His absence from the debate stage could strip the event of much of its appeal for many viewers who have followed the presidential contest as much as a source of entertainment as for its political importance.
“Obviously we would love all of the candidates to participate,” said Sean Spicer, a spokesman for the Republican National Committee, “but each campaign ultimately makes their own decision what’s in their best interest.”
The tepid response was the latest instance in which the party has tried not to antagonize Mr. Trump, even as he engages in behavior that many Republican donors and operatives and some committee members consider destructive.
Major presidential candidates have skipped primary debates in the past, most notably in 1980, when Ronald Reagan opted not to debate George Bush before the Iowa caucuses, rankling some in Iowa. Mr. Reagan eventually lost the caucuses. And George W. Bush passed on the first few debates in 2000 but rebounded to win the nomination after a lopsided defeat in New Hampshire.
It was not the first time that Mr. Trump, who holds a wide lead in national polls and a slender one in Iowa, has threatened to sit out a debate. At one point he demanded that CNN donate $5 million to aid wounded veterans in return for his participation. His logic then was the same as now: The ratings stem from his presence. But CNN officials declined, essentially calling Mr. Trump’s bluff, and he participated.
This time, though, his campaign manager, Corey Lewandowski, said there would be no backing down Instead of attending the debate, he said, Mr. Trump would hold a fund-raiser in Iowa for wounded war veterans.
Mr. Lewandowski did not respond to a message asking the chances that his boss would change his mind.
In his news conference, held in a high school weight room before a rally in Marshalltown, Mr. Trump left open the possibility that he might still attend, and allowed that it could fairly be called a flip-flop by critics. Still, the controversy ate away yet another news cycle in a dwindling number of them before the Iowa caucuses, in which Mr. Trump is in a close contest with Senator Ted Cruz of Texas.
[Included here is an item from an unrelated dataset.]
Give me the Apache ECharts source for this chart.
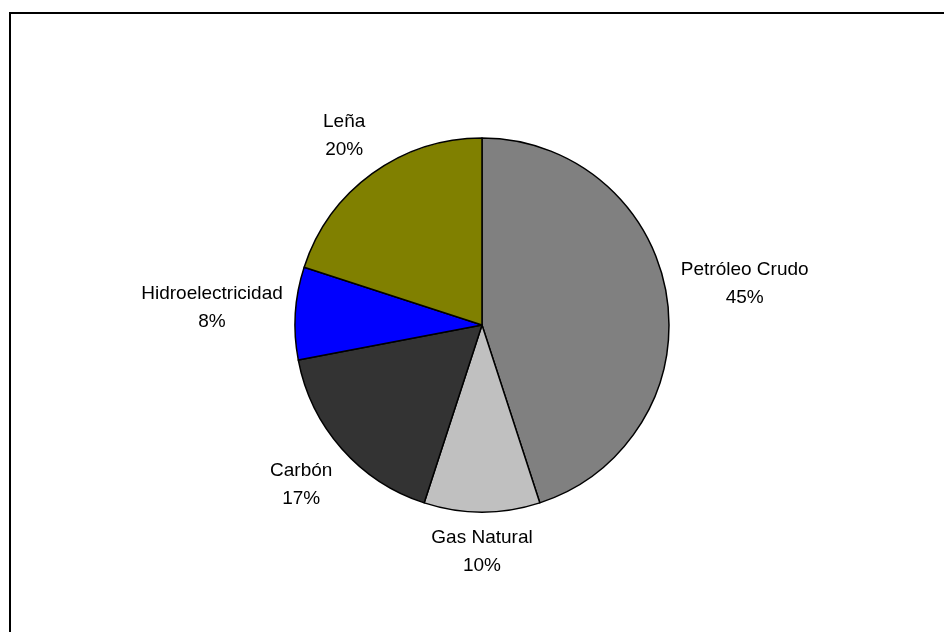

Mr. Cruz, appearing on the radio show of the conservative host Mark Levin, said Mr. Trump’s withdrawal from the debate “reflects a lack of respect for the men and women of Iowa,” and challenged Mr. Trump to a one-on-one debate on Mr. Levin’s show.
“He can name his own moderator,” Mr. Cruz said.
Other rivals pounced, too. On Twitter, Jeb Bush highlighted a response by the conservative writer Erick Erickson: “So Donald Trump can’t handle tough questions from Megyn Kelly, but he’ll be able to handle Hillary Clinton. Hahahahahahahahahahahahahahahaha.”